Seleksi calon penerima dilakukan berdasarkan kriteria yang telah ditetapkan, yakni berasal dari keluarga yang belum memiliki anggota bergelar sarjana dan tergolong keluarga kurang mampu. Untuk membuktikan kondisi tersebut, calon mahasiswa diminta menyertakan dokumen pendukung seperti Kartu Keluarga, surat keterangan dari banjar atau kepala desa, serta bukti pemakaian listrik (KWH) sebagai indikator ekonomi keluarga.
“Kemarin kami disetujui kuota 35 orang, terdiri dari S1 25 orang, D3 10 orang… dan kami jaring sesuai dengan yang sudah ditentukan kriterianya yaitu keluarga yang belum mempunyai sarjana di keluarga tersebut… dan juga dari keluarga miskin, yang salah satunya selain keterangan dari banjar atau kepala desa itu bisa dilihat dari pemakaian listriknya atau KWH,” jelasnya.
Hermawan optimistis bahwa program ini akan berdampak positif, tidak hanya dalam peningkatan kualitas SDM, tetapi juga dalam mengatasi persoalan pengangguran.
“Sekarang zaman-zamannya IT yang mungkin mohon maaf yang jurusan-jurusan yang lain agak terganggu, tapi kalau IT selalu dibutuhkan,” pungkasnya.
Dalam pelaksanaannya, mahasiswa peserta program akan menerima bantuan biaya kuliah sebesar Rp1 juta per semester, serta biaya hidup sebesar Rp1,4 juta per bulan bagi yang berdomisili di Denpasar dan Badung. Anggaran program tahap awal yang berlaku hingga akhir Desember 2025 dialokasikan sebesar Rp9,7 miliar dari APBD Provinsi Bali.
Program ini sepenuhnya gratis tanpa pungutan biaya pembangunan dan dikawal ketat oleh Badan Riset dan Inovasi Daerah (BRIDA) bersama Dinas Sosial dan Dinas Pendidikan Provinsi Bali. Gubernur Bali, Wayan Koster, menegaskan bahwa langkah ini merupakan bagian dari strategi jangka panjang pembangunan SDM Bali yang inklusif.
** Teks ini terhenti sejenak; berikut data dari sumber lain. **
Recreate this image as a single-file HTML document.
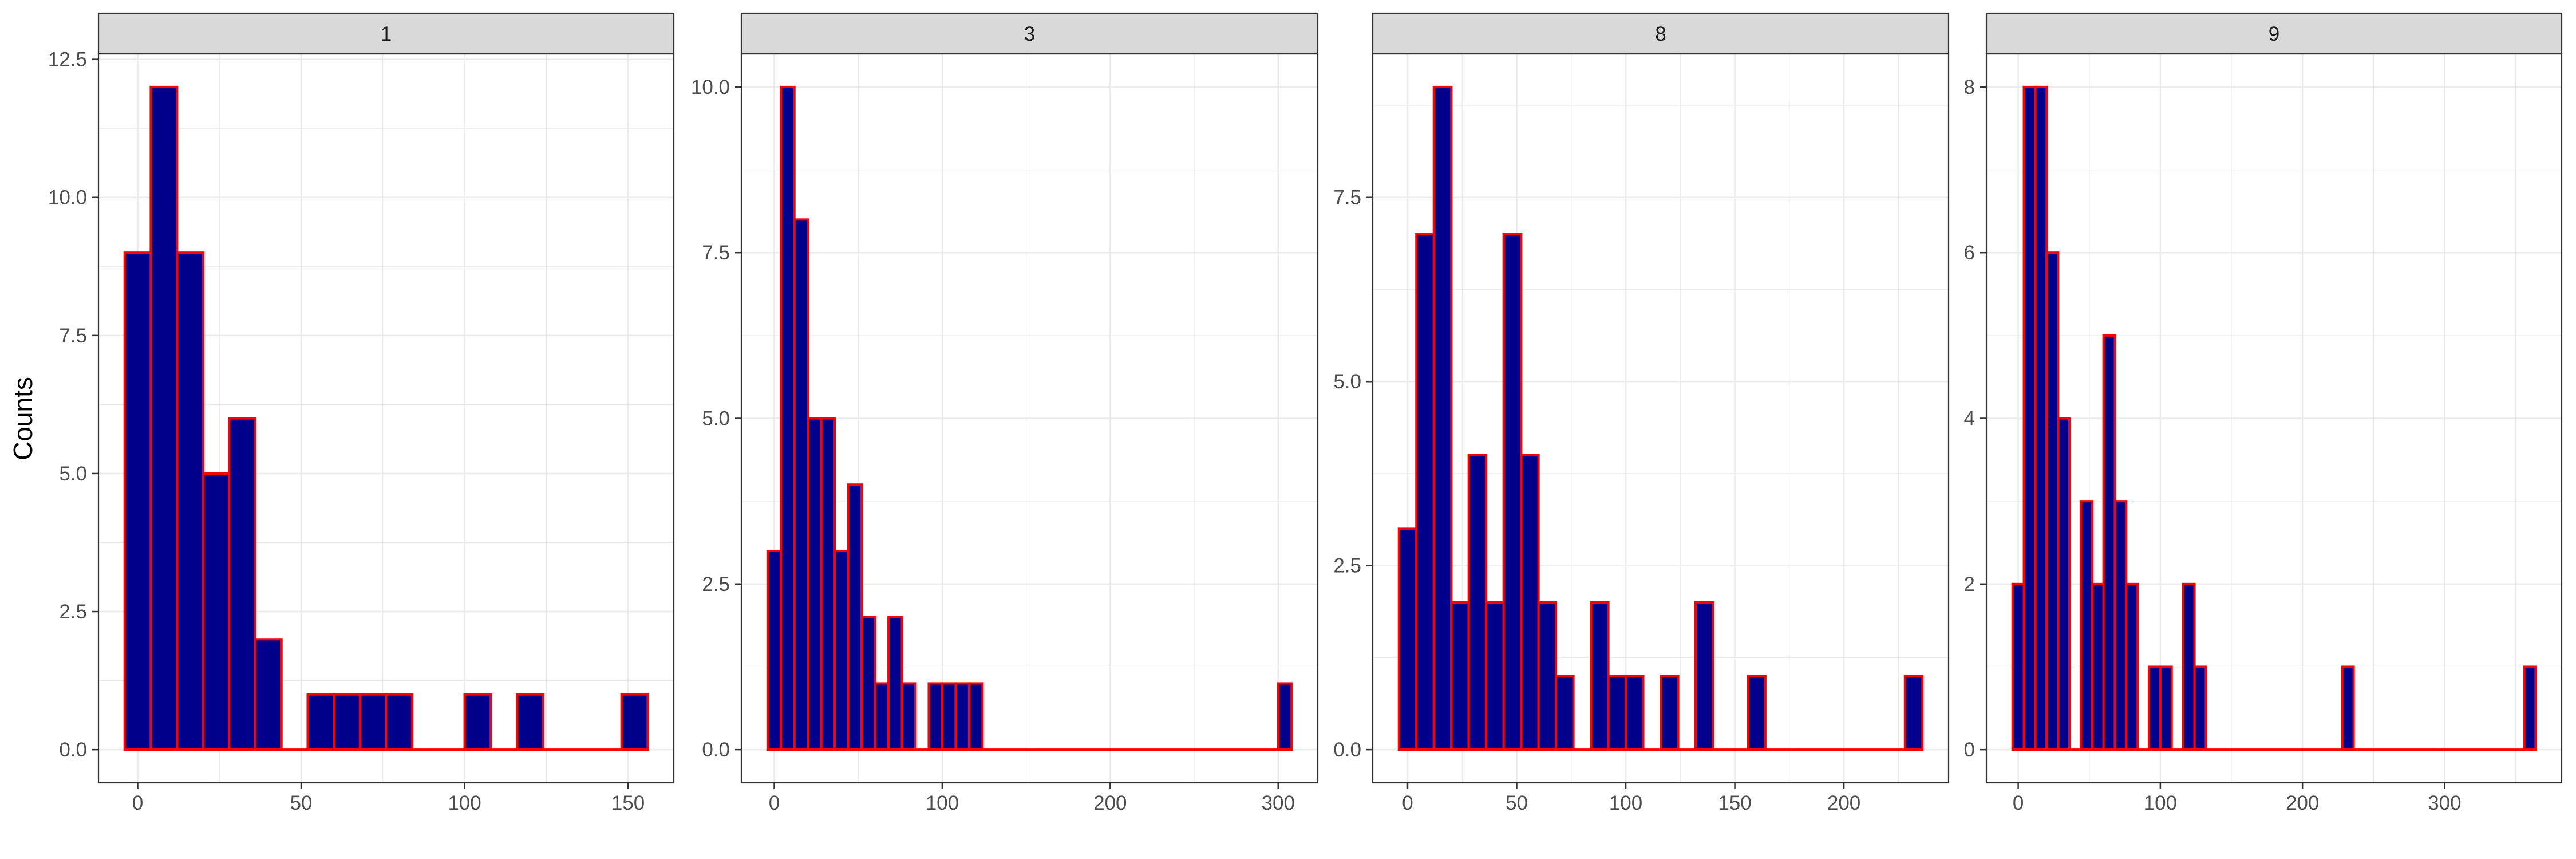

“Ini luar biasa, sejarah baru para pimpinan perguruan tinggi negeri dan swasta kompak bergotong royong bisa bersama-sama untuk menyiapkan SDM Bali unggul,” ujar Gubernur dalam sambutannya.
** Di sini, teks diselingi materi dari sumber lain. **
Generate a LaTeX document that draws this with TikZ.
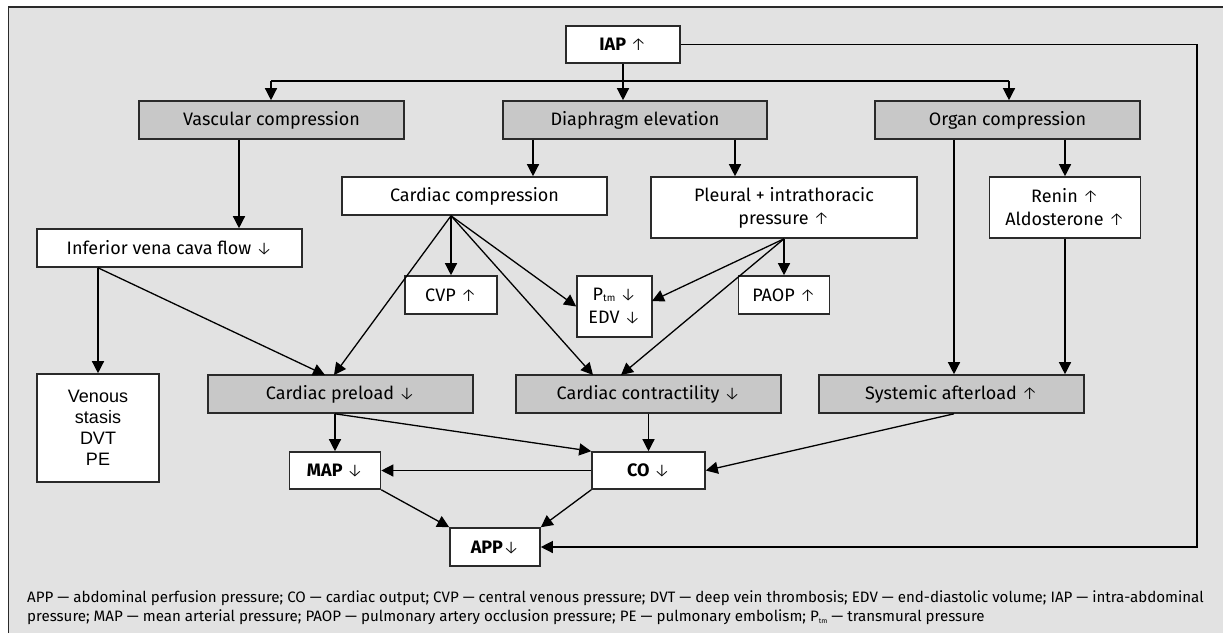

Ke depan, program ini akan diperluas ke seluruh kabupaten/kota di Bali mulai tahun 2026, dengan proporsi pembiayaan disesuaikan kemampuan fiskal masing-masing daerah. Pemerintah juga membuka peluang kerja sama lebih luas dengan perguruan tinggi yang memiliki kapasitas kelembagaan memadai.
Program “Satu Keluarga Satu Sarjana” bukan hanya bantuan pendidikan, melainkan juga investasi masa depan Bali. Melalui sinergi antarsektor, pemerintah dan perguruan tinggi berharap menciptakan perubahan sosial yang nyata, menjadikan pendidikan tinggi sebagai pilar utama dalam pembangunan Bali yang cerdas, sejahtera, dan berkelanjutan. (kbs)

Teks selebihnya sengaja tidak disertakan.